__Requirement__: Begin at the first line of the data and copy each line through the one containing "import * as", that line included, with no pictures.

__Collected material__:
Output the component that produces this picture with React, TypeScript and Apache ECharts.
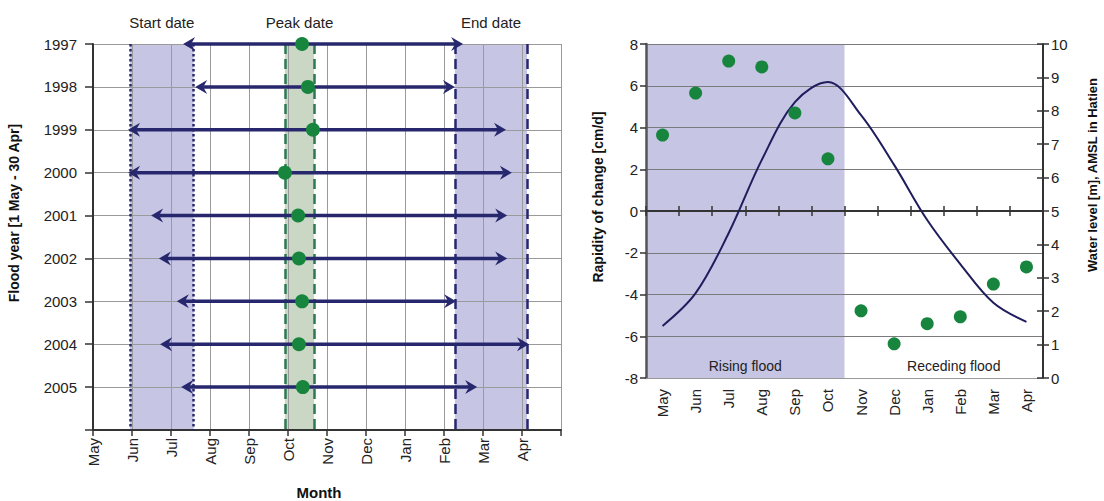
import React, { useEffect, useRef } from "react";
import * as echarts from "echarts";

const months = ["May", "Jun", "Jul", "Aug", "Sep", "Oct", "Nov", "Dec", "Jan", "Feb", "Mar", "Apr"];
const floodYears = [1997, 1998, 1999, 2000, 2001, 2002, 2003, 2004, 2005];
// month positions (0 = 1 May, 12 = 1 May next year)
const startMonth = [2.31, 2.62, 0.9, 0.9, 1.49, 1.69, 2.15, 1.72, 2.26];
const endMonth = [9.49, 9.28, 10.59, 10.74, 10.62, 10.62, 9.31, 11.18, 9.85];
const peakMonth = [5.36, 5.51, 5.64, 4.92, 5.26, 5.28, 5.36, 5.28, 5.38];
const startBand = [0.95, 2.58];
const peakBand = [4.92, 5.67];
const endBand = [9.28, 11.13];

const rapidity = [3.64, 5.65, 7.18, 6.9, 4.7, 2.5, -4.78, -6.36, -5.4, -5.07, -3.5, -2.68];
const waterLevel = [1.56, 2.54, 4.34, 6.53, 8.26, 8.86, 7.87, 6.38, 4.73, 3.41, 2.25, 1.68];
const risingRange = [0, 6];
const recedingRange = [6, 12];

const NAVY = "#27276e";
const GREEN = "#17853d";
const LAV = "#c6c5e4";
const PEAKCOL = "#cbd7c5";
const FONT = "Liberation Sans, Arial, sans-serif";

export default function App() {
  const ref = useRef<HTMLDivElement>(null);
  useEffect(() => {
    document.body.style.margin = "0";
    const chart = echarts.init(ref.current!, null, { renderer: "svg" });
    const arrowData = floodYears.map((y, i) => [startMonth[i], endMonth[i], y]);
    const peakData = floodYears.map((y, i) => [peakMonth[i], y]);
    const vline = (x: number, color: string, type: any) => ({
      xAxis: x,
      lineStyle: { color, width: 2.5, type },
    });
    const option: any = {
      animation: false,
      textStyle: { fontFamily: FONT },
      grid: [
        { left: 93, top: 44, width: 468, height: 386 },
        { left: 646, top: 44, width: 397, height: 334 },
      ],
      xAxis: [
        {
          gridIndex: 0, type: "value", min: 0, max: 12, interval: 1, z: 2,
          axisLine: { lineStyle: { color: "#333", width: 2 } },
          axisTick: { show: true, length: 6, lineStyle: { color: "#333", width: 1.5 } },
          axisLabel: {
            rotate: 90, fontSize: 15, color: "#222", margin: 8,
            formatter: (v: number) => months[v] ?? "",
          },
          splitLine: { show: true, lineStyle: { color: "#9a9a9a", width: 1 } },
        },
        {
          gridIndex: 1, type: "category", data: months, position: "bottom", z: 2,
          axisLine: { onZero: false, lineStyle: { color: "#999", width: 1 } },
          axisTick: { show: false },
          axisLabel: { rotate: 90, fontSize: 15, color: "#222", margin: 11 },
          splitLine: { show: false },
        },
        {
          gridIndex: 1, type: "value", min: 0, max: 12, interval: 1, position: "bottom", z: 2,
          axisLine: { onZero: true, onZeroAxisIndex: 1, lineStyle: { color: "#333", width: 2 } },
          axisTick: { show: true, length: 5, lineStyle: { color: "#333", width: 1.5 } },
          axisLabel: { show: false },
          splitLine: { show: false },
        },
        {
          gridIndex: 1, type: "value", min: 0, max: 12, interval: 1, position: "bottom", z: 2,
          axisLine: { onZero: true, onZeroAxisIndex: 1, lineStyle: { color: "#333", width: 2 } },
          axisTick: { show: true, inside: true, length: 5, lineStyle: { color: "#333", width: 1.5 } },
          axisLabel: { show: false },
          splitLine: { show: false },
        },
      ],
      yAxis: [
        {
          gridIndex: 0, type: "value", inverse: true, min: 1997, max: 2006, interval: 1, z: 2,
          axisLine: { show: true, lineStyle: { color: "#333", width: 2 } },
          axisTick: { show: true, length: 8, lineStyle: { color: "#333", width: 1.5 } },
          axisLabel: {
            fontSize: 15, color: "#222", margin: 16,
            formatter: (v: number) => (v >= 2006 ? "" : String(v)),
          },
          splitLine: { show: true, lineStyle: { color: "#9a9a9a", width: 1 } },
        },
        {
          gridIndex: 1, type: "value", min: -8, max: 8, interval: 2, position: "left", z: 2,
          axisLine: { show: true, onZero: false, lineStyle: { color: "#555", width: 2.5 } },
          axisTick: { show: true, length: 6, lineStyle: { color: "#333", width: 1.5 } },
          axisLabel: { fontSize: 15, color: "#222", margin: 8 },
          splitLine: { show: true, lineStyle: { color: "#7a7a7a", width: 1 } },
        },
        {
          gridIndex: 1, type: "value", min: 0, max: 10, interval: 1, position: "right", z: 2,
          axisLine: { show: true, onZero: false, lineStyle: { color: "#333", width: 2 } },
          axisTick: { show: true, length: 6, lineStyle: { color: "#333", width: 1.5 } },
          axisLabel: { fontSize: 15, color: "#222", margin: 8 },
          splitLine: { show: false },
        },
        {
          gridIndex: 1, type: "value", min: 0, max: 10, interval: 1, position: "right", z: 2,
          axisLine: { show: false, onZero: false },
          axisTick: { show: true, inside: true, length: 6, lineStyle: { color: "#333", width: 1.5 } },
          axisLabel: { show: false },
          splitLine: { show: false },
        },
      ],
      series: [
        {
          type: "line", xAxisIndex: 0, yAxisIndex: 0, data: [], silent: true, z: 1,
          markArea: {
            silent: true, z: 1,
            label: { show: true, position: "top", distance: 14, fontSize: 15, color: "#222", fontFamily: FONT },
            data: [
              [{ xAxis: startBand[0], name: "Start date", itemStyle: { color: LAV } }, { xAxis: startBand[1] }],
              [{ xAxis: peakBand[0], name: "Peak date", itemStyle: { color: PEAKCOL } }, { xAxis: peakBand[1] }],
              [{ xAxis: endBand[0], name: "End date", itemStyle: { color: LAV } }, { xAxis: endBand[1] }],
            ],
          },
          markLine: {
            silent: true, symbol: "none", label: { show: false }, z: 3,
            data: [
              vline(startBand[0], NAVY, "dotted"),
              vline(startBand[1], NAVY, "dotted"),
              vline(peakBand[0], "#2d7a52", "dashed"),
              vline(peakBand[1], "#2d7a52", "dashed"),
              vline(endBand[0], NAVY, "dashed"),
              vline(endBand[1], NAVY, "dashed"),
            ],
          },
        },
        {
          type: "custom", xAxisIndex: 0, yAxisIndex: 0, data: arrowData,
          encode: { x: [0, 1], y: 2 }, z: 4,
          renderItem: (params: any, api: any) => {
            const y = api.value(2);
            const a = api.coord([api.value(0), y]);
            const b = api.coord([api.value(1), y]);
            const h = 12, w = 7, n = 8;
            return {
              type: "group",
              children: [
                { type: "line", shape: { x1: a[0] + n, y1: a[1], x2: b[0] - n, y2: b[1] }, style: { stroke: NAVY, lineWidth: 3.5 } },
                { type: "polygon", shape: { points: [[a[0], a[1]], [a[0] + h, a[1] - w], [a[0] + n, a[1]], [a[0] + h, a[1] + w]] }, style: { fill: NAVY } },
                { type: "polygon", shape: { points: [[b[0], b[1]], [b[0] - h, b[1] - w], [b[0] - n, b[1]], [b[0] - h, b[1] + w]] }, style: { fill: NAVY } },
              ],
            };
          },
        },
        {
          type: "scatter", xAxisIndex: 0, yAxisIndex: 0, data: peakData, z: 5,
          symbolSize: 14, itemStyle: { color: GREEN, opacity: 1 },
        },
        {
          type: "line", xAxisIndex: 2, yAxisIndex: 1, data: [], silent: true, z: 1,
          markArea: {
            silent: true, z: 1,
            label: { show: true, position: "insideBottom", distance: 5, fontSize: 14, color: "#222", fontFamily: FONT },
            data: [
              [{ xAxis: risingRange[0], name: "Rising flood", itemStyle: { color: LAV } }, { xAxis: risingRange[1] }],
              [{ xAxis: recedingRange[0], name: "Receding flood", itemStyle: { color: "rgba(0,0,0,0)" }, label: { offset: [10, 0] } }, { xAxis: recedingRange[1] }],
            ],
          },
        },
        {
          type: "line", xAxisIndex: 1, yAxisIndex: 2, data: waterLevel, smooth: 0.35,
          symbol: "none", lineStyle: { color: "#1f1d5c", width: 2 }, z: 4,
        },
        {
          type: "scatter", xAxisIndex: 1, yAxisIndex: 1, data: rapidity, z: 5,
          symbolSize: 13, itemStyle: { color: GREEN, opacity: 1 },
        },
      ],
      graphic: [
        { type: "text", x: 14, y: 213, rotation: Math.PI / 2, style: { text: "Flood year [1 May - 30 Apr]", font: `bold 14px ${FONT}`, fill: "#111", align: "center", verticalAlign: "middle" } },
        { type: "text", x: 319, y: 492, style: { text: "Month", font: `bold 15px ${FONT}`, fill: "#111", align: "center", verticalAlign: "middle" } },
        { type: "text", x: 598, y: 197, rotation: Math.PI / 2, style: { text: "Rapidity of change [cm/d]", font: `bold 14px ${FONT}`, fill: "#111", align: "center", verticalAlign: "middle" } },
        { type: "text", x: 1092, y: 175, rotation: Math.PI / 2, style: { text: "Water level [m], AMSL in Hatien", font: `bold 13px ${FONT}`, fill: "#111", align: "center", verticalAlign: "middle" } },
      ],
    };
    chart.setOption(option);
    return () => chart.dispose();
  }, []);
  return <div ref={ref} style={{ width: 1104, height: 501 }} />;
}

__Solution to this problem__:
Output the component that produces this picture with React, TypeScript and Apache ECharts.
import React, { useEffect, useRef } from "react";
import * as echarts from "echarts";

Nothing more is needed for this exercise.